A step with Notes gives you a place to write values you would otherwise put on a slate: cell millivolts, gas analysis, cylinder pressures. The field is always labelled “Notes”.

Checking a step locks its features so a wet thumb cannot change them: the timer controls disappear (the final time stays visible) and the note becomes read-only. Unchecking the step brings the controls back.

Creating and editing

  1. Tap Create Checklist, then Start blank or From a preset.
  2. In the editor, give the checklist a name and an optional description.
  3. Add sections to group steps. Move a section with the up and down arrows; remove it with the bin icon.
  4. Add steps inside a section. Drag a step by its handle (the ≡ icon) to reorder it.
  5. Expand a step to edit its label and details, switch on a timer (countdown with a length, or stopwatch), or switch on Notes.
  6. Save commits everything. Leaving without saving asks whether to discard.

Editing a checklist that has progress (checks, notes, or a running timer) asks you to confirm first, because editing resets that run.

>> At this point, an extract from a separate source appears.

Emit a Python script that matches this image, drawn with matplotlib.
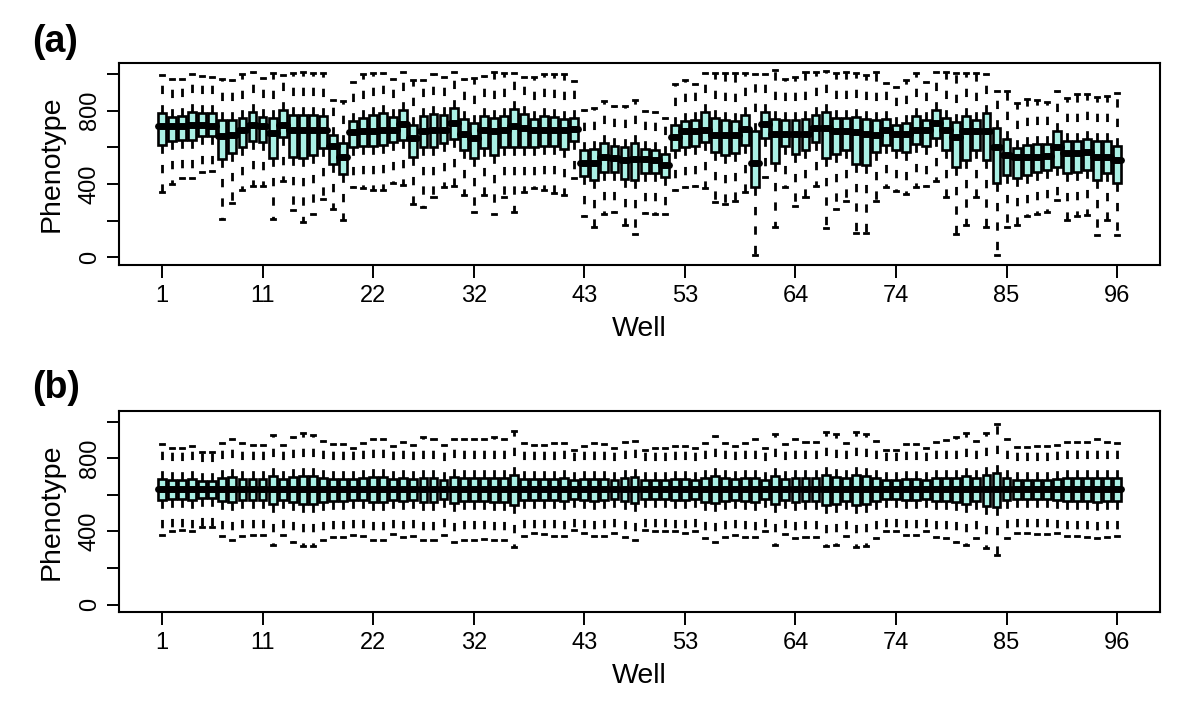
import matplotlib
matplotlib.use("Agg")
import matplotlib.pyplot as plt

TICK_FS = 17
LABEL_FS = 20.5
plt.rcParams['font.family'] = ['Liberation Sans', 'DejaVu Sans']
plt.rcParams['xtick.labelsize'] = TICK_FS
plt.rcParams['ytick.labelsize'] = TICK_FS
plt.rcParams['xtick.major.size'] = 9
plt.rcParams['ytick.major.size'] = 9
plt.rcParams['xtick.major.width'] = 1.4
plt.rcParams['ytick.major.width'] = 1.4
plt.rcParams['xtick.major.pad'] = 5
plt.rcParams['ytick.major.pad'] = 4

wells = list(range(1, 97))
xtick_wells = [1, 11, 22, 32, 43, 53, 64, 74, 85, 96]
ytick_vals = [0, 200, 400, 600, 800, 1000]
ytick_labels = ['0', '', '400', '', '800', '']

# ---------- Panel (a): raw phenotype per well ----------
a_hi = [994, 975, 970, 997, 988, 985, 970, 966, 997, 1010, 979, 1003, 992, 1003, 1010, 1003,
        1003, 857, 851, 955, 997, 1003, 1003, 970, 1010, 966, 966, 997, 985, 1010, 974, 979,
        988, 1010, 1006, 1006, 985, 985, 997, 997, 997, 961, 802, 815, 851, 824, 824, 857,
        796, 791, 760, 943, 966, 943, 1003, 1003, 1003, 1003, 1003, 997, 997, 1021, 974, 985,
        1010, 1010, 1015, 1003, 1010, 1003, 992, 1010, 952, 930, 966, 1003, 955, 1010, 1010, 1003,
        1003, 1003, 997, 906, 906, 842, 864, 860, 846, 906, 869, 893, 893, 875, 882, 897]
a_q3 = [787, 765, 769, 791, 787, 787, 751, 751, 760, 791, 765, 760, 802, 778, 778, 778,
        773, 668, 623, 745, 760, 778, 787, 765, 802, 723, 773, 784, 778, 815, 754, 733,
        769, 760, 773, 809, 784, 754, 769, 765, 754, 760, 586, 590, 623, 608, 601, 623,
        590, 586, 564, 723, 742, 747, 791, 760, 747, 742, 778, 687, 791, 754, 751, 747,
        754, 778, 791, 760, 760, 765, 754, 747, 754, 723, 733, 773, 747, 802, 760, 736,
        769, 751, 787, 705, 645, 595, 614, 619, 619, 690, 632, 632, 645, 632, 632, 608]
a_med = [714, 714, 714, 722, 722, 718, 663, 668, 696, 723, 714, 678, 723, 696, 696, 696,
         696, 605, 550, 681, 687, 687, 692, 692, 729, 650, 687, 692, 692, 732, 674, 650,
         692, 687, 692, 714, 705, 696, 692, 696, 696, 700, 517, 517, 550, 541, 531, 535,
         535, 531, 504, 659, 687, 687, 696, 668, 668, 668, 700, 517, 729, 674, 674, 674,
         674, 705, 705, 687, 687, 681, 674, 668, 692, 674, 674, 692, 696, 732, 692, 656,
         687, 687, 687, 601, 559, 550, 550, 550, 554, 601, 568, 568, 572, 550, 550, 531]
a_q1 = [614, 637, 641, 641, 663, 663, 535, 568, 601, 632, 627, 541, 656, 550, 541, 559,
        595, 510, 455, 601, 605, 608, 614, 627, 641, 550, 601, 601, 623, 645, 586, 541,
        595, 559, 601, 601, 601, 601, 605, 605, 590, 632, 444, 422, 468, 468, 426, 422,
        458, 458, 437, 586, 601, 608, 627, 577, 559, 568, 614, 382, 650, 513, 608, 564,
        586, 627, 541, 564, 586, 510, 504, 577, 614, 583, 577, 619, 605, 650, 583, 495,
        531, 586, 531, 404, 449, 431, 449, 468, 477, 495, 458, 468, 477, 422, 458, 407]
a_lo = [358, 400, 431, 431, 468, 471, 212, 294, 367, 389, 389, 212, 418, 257, 193, 235,
        316, 266, 206, 385, 376, 367, 367, 404, 394, 290, 276, 327, 385, 389, 340, 248,
        340, 239, 331, 248, 358, 376, 367, 349, 340, 431, 225, 166, 235, 248, 175, 130,
        243, 239, 235, 367, 385, 389, 376, 303, 290, 309, 358, 11, 437, 166, 385, 279,
        327, 389, 162, 266, 309, 133, 133, 309, 385, 363, 345, 385, 389, 418, 331, 130,
        175, 331, 166, 11, 166, 175, 225, 235, 248, 312, 206, 225, 230, 120, 203, 120]

# ---------- Panel (b): normalised phenotype per well ----------
b_hi = [877, 854, 854, 867, 836, 836, 881, 903, 881, 872, 872, 927, 872, 917, 936, 927,
        896, 877, 877, 859, 881, 903, 903, 867, 890, 872, 914, 908, 872, 908, 903, 903,
        903, 914, 903, 950, 881, 872, 872, 881, 881, 848, 867, 881, 877, 859, 890, 896,
        848, 859, 859, 867, 867, 859, 885, 921, 881, 867, 881, 903, 859, 932, 877, 903,
        890, 890, 945, 932, 885, 945, 932, 896, 848, 848, 877, 877, 854, 890, 899, 917,
        939, 896, 939, 990, 903, 863, 863, 867, 867, 872, 890, 890, 890, 903, 890, 881]
b_q3 = [685, 681, 681, 685, 678, 678, 690, 699, 685, 685, 685, 703, 685, 696, 703, 703,
        690, 685, 685, 685, 690, 696, 699, 685, 690, 685, 694, 694, 681, 699, 690, 690,
        690, 694, 694, 709, 685, 685, 685, 685, 690, 681, 685, 685, 685, 681, 690, 699,
        681, 681, 681, 685, 685, 681, 690, 703, 690, 685, 690, 690, 681, 703, 685, 690,
        690, 690, 707, 699, 690, 707, 703, 690, 681, 681, 685, 685, 681, 690, 690, 694,
        703, 690, 709, 721, 690, 681, 681, 681, 681, 685, 690, 690, 690, 694, 690, 690]
b_med = [630, 630, 630, 630, 630, 630, 630, 630, 630, 630, 630, 630, 630, 630, 630, 630,
         630, 630, 630, 630, 630, 630, 630, 630, 630, 630, 630, 630, 630, 630, 630, 630,
         630, 630, 630, 630, 630, 630, 630, 630, 630, 630, 630, 630, 630, 630, 630, 630,
         630, 630, 630, 630, 630, 630, 630, 630, 630, 630, 630, 630, 630, 630, 630, 630,
         630, 630, 630, 630, 630, 630, 630, 630, 630, 630, 630, 630, 630, 630, 630, 630,
         630, 630, 630, 630, 630, 630, 630, 630, 630, 630, 630, 630, 630, 630, 630, 630]
b_q1 = [572, 576, 576, 572, 581, 581, 569, 563, 572, 572, 572, 550, 572, 563, 550, 550,
        563, 569, 569, 572, 572, 563, 563, 572, 569, 572, 563, 563, 576, 558, 569, 569,
        569, 563, 563, 545, 572, 572, 572, 572, 569, 576, 572, 569, 572, 576, 569, 558,
        576, 576, 576, 572, 572, 576, 563, 554, 569, 572, 569, 563, 576, 550, 572, 563,
        569, 569, 545, 550, 569, 545, 550, 569, 576, 576, 572, 572, 576, 569, 569, 563,
        550, 569, 540, 536, 572, 576, 576, 576, 576, 572, 569, 569, 569, 563, 569, 569]
b_lo = [381, 405, 409, 405, 423, 423, 376, 354, 376, 381, 381, 327, 381, 340, 318, 318,
        351, 372, 372, 381, 376, 354, 354, 387, 369, 376, 351, 354, 381, 345, 354, 354,
        358, 351, 354, 314, 376, 390, 387, 376, 376, 409, 390, 376, 376, 394, 369, 354,
        409, 400, 400, 400, 394, 400, 363, 340, 372, 381, 369, 372, 400, 327, 387, 363,
        372, 372, 318, 327, 376, 314, 318, 363, 405, 405, 381, 381, 400, 372, 363, 345,
        327, 363, 309, 272, 363, 390, 390, 387, 387, 390, 376, 376, 372, 363, 369, 376]

BOX_COLOR = '#aaf0e4'


def draw_panel(ax, lo, q1, med, q3, hi):
    stats = []
    for i in range(len(wells)):
        stats.append(dict(whislo=lo[i], q1=q1[i], med=med[i], q3=q3[i], whishi=hi[i], fliers=[]))
    ax.bxp(stats, positions=wells, widths=0.78, patch_artist=True, showfliers=False,
           manage_ticks=False, capwidths=0.4,
           boxprops=dict(facecolor=BOX_COLOR, edgecolor='black', linewidth=1.9),
           whiskerprops=dict(color='black', linewidth=2.0, linestyle=(0, (3.0, 4.0))),
           capprops=dict(color='black', linewidth=2.0),
           medianprops=dict(color='black', linewidth=5.0, solid_capstyle='round', zorder=3))
    ax.set_xlim(-3.3, 100.3)
    ax.set_ylim(-42, 1060)
    ax.set_xticks(xtick_wells)
    ax.set_xticklabels([str(w) for w in xtick_wells], fontsize=TICK_FS)
    ax.set_yticks(ytick_vals)
    ax.set_yticklabels(ytick_labels, rotation=90, va='center', fontsize=TICK_FS)
    for s in ax.spines.values():
        s.set_linewidth(1.5)
    ax.set_xlabel('Well', fontsize=LABEL_FS, labelpad=7)
    ax.set_ylabel('Phenotype', fontsize=LABEL_FS, labelpad=10)


fig = plt.figure(figsize=(12, 7.07), dpi=100)
ax_a = fig.add_axes([0.099, 0.625, 0.868, 0.286])
ax_b = fig.add_axes([0.099, 0.134, 0.868, 0.285])

draw_panel(ax_a, a_lo, a_q1, a_med, a_q3, a_hi)
draw_panel(ax_b, b_lo, b_q1, b_med, b_q3, b_hi)

fig.text(0.027, 1 - 42 / 707, '(a)', fontsize=27, fontweight='bold', va='center', ha='left')
fig.text(0.027, 1 - 388 / 707, '(b)', fontsize=27, fontweight='bold', va='center', ha='left')

fig.savefig('out.png', dpi=100)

To duplicate a checklist (for a second unit, a different site, a teammate’s variant), pick Duplicate from a checklist’s ⋯ menu, give the copy a name, and it opens in the editor.

Behaviour and limits

  • Checklists live on your phone and work fully offline. There is no sync or sharing.
  • The app stays on the boat. Memorize in-water checks before you splash and check them off afterwards.
  • Editing a checklist keeps the run state of untouched steps. Steps you delete lose their check marks; a step whose timer settings you change gets its timer progress reset.
  • Deleting a checklist made from a preset never touches the catalog; you can recreate it any time from Create Checklist → From a preset.

Parts of this guide were drafted with AI assistance and may contain mistakes. It's educational, not a substitute for training. Always dive within your certification and verify with your instruments.